We spent our last morning in Munich eating (me) and drinking beer (Luke). A quick walk around town and the markets followed by croissants in a cafe with a great view.
Then a beer at the famous Hofbrauhaus. Even at 10am we were not the only people the beer hall. It was a little weird to have two groups of school kids come through, cameras flashing. It’s hard to accept that a building can be both a place where people drink themselves into a coma and a stop on a primary school excursion simultaneously.
We walked back to the hostel to meet our shuttle to Cesky. Even though it’s only a 3 hour drive from Munich it doesn’t seem to be a popular route and there’s only one company that does it directly. Although the fare was somewhat steep we did get picked up from our hostel and dropped at the door of our accommodation. On the drive we saw snow, all the more surreal since it was a 20 degree day and the aircon in the car wasn’t working so we were absolutely roasting, even with the windows down a little.
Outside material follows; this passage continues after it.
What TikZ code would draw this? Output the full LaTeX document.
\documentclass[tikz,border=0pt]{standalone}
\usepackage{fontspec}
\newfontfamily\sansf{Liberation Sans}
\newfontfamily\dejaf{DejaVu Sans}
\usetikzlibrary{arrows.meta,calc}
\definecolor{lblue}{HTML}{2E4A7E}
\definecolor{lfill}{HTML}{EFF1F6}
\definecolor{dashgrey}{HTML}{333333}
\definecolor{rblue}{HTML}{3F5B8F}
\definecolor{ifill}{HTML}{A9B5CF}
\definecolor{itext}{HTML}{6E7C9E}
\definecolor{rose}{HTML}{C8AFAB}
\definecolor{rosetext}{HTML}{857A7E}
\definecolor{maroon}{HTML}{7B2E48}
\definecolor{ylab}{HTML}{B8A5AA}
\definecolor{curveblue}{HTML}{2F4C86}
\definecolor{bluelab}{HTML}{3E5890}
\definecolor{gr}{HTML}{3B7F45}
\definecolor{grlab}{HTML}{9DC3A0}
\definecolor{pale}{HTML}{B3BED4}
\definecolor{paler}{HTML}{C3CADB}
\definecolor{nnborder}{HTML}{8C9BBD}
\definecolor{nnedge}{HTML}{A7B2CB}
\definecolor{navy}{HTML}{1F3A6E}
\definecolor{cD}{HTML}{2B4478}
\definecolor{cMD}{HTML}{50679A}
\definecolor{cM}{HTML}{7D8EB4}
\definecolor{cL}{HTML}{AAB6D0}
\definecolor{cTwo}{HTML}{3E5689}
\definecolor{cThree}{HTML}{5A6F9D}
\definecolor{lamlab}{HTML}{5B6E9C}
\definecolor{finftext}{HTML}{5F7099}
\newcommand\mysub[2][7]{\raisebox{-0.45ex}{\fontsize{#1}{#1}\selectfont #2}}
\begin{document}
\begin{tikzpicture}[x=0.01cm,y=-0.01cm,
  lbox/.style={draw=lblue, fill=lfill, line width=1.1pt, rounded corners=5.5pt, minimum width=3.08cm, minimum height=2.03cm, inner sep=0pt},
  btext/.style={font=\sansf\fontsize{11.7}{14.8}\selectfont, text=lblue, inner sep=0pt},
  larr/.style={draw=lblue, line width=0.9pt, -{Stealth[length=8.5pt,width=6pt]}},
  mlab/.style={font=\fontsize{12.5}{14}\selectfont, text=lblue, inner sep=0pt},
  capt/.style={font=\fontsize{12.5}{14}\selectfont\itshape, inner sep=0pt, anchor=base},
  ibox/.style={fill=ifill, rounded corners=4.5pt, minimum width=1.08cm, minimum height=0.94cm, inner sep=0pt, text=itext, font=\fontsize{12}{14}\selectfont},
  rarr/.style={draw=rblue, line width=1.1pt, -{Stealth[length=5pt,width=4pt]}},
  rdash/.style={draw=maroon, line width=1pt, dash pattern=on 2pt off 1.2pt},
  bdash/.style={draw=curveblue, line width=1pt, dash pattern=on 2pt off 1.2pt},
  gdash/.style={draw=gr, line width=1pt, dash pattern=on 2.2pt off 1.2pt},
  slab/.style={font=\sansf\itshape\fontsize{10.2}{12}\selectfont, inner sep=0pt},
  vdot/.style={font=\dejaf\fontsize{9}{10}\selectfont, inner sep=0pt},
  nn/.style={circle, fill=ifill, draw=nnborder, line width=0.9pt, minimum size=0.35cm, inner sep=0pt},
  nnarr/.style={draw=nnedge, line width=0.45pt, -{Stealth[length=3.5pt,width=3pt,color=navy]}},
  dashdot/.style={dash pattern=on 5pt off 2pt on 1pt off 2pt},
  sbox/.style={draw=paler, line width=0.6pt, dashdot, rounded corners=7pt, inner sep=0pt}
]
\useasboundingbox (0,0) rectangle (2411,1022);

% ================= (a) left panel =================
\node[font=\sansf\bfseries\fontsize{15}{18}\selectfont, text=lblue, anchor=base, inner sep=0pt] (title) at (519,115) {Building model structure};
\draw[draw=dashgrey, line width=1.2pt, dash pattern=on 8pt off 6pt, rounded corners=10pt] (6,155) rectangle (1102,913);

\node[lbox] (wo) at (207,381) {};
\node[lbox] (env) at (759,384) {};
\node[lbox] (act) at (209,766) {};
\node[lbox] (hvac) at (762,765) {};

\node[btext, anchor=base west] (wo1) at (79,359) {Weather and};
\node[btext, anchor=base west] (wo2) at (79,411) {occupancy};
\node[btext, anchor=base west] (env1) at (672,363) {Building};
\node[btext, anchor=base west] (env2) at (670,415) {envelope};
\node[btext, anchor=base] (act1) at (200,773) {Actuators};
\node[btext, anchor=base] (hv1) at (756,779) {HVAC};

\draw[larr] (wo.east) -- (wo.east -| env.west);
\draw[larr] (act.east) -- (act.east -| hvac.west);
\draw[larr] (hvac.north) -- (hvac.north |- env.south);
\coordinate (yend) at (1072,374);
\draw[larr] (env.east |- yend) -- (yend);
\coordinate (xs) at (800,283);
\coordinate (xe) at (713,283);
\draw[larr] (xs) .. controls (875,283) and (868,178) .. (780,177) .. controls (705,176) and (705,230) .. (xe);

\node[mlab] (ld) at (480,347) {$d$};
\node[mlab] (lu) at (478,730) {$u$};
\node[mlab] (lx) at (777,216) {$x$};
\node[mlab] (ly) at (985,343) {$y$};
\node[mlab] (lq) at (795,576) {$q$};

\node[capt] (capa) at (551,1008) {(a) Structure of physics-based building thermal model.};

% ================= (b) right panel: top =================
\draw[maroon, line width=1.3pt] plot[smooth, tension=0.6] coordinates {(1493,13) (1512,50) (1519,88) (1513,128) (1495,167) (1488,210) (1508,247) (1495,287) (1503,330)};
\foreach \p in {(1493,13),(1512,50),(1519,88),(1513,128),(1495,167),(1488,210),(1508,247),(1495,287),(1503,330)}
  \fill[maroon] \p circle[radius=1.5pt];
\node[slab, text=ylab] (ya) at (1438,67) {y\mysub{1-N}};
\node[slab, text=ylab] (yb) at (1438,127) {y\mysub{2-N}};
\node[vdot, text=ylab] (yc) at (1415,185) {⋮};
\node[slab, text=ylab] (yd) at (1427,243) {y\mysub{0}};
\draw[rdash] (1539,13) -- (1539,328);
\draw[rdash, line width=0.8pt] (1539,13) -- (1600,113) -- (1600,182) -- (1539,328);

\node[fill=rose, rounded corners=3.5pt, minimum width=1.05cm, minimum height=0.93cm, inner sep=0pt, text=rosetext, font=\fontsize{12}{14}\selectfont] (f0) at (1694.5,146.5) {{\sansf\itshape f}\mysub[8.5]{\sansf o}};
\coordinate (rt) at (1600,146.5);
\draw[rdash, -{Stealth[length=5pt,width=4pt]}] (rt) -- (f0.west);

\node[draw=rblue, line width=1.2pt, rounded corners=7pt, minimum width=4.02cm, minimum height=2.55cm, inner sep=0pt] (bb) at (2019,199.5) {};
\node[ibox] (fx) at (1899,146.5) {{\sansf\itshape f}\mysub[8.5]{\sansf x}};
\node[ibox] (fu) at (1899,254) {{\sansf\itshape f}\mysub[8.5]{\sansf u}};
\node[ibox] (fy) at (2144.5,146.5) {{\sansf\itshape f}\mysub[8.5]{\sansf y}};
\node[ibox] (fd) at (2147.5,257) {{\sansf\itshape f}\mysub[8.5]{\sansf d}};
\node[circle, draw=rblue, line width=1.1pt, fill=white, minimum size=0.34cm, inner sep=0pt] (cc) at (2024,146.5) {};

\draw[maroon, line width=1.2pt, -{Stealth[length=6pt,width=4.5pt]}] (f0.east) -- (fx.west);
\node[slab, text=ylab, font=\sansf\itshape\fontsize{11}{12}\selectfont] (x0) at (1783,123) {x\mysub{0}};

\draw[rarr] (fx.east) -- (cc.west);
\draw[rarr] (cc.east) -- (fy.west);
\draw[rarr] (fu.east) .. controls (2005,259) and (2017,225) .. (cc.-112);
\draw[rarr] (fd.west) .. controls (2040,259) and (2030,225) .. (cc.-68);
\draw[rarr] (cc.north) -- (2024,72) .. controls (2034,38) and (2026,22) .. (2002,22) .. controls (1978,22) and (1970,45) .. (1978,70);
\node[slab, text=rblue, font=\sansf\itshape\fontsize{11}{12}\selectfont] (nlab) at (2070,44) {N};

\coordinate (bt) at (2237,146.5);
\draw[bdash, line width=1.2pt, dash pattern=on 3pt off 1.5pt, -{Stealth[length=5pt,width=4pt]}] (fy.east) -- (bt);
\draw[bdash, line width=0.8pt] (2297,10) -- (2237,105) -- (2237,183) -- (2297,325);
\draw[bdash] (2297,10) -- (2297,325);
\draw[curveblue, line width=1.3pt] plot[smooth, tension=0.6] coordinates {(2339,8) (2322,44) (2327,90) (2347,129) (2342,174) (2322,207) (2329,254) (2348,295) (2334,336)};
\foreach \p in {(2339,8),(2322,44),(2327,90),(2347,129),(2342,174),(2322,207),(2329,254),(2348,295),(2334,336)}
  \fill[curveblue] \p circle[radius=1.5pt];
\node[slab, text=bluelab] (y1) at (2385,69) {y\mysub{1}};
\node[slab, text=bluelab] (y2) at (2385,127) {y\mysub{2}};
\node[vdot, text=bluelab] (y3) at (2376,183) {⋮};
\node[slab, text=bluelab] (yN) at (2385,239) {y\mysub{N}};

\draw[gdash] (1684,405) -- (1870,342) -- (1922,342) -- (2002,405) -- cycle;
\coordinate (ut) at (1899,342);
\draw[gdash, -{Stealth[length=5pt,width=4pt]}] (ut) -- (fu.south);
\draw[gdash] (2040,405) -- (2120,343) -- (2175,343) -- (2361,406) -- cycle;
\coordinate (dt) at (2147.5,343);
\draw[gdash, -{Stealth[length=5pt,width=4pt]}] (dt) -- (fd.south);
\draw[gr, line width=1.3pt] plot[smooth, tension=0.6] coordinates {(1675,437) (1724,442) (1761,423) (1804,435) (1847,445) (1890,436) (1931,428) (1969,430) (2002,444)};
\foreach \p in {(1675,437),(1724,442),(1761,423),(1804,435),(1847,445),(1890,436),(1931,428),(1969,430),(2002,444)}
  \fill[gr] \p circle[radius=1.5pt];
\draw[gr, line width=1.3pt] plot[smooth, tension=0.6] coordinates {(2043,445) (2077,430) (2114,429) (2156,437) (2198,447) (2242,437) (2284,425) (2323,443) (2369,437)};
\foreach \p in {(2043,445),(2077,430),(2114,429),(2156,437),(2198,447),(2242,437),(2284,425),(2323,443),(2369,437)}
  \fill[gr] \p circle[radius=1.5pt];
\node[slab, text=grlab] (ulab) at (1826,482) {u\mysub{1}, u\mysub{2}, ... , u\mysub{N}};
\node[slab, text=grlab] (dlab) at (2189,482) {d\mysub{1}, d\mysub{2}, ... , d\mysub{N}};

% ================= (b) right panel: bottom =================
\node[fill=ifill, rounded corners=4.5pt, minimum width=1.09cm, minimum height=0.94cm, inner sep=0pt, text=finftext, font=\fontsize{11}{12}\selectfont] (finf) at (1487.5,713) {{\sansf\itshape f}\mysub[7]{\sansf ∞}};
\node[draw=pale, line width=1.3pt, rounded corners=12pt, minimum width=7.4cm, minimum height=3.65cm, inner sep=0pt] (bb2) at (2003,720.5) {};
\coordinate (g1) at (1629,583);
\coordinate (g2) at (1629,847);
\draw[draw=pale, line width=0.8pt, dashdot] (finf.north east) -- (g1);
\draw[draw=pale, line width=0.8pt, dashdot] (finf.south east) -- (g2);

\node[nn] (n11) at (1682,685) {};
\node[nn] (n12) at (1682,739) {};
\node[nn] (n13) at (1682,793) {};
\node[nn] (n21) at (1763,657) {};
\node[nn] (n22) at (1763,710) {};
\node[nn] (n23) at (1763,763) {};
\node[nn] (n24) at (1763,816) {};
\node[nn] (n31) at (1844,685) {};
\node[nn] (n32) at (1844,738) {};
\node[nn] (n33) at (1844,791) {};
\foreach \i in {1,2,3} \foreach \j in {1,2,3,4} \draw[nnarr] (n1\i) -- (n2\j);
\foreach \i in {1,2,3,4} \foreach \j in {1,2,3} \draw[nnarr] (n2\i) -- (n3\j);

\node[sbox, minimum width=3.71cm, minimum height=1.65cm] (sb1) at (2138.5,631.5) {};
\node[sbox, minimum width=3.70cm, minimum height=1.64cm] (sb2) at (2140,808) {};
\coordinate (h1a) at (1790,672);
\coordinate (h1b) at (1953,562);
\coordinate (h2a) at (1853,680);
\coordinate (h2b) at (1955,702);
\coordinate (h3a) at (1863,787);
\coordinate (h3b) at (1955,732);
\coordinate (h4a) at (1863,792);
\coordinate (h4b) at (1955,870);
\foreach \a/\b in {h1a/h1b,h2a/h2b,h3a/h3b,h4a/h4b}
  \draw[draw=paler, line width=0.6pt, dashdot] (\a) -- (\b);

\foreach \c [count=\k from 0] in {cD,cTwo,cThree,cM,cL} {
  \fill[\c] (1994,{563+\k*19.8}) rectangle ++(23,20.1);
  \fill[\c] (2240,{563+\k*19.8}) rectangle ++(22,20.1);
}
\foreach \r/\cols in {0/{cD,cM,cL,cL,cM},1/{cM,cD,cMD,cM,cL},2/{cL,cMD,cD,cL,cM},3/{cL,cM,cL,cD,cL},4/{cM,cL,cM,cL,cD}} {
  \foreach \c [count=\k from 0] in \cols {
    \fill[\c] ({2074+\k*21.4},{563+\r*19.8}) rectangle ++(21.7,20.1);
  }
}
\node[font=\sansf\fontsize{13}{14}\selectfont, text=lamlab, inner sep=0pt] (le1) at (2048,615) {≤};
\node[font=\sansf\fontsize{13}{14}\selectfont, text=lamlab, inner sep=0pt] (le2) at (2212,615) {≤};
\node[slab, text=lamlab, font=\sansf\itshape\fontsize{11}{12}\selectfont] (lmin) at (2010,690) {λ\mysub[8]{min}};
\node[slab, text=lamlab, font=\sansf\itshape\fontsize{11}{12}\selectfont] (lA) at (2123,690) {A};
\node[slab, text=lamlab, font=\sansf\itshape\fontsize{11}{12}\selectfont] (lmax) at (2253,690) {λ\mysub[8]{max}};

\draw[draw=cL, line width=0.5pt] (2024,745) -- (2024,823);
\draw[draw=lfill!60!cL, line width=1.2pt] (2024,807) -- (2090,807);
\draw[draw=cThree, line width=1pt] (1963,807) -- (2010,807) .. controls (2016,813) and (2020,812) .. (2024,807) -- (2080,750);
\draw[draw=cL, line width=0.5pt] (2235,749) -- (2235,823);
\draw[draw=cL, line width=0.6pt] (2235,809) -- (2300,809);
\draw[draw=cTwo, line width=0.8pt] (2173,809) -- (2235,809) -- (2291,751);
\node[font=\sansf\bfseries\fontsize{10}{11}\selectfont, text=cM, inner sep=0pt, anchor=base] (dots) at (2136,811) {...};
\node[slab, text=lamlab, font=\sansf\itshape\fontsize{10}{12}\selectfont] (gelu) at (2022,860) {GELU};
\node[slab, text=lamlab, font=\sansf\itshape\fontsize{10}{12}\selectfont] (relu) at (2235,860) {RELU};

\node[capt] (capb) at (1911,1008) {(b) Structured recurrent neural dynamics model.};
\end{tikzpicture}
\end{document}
The German countryside is filled with perfect little houses, all white with red roofs, green fields, and more solar panels than you can imagine. Parts of the freeway were lined with rows upon rows of them and nearly every house had an impressive array on the roof.
All that stopped when we entered the Czech Republic. It’s a little like when you drive from Victoria to NSW and there’s an immediate decline in the quality of the road. Except in this case it’s a decline in the quality of everything. Even the trees look more shabby than the ones in Germany (which, to be honest, somewhat reminded me of Duloc from the movie Shrek). There were also several tractors piled with hay that we passed on the road… I’m not sure what it is about the more easterly European countries and tractors with huge piles of hay but it’s apparently a cliche for a reason.
After checking into the hostel and finding that we’d been upgraded to a 3 person room (rather than a 16 bed dorm) which we don’t have to share (woohoo!) we wandered through the town. It’s very quintessentially old Europe.
We bought some canned goulash for dinner and hunkered down with the American manager, Brennan, and had a great evening of chatting and drinking some of our duty-free.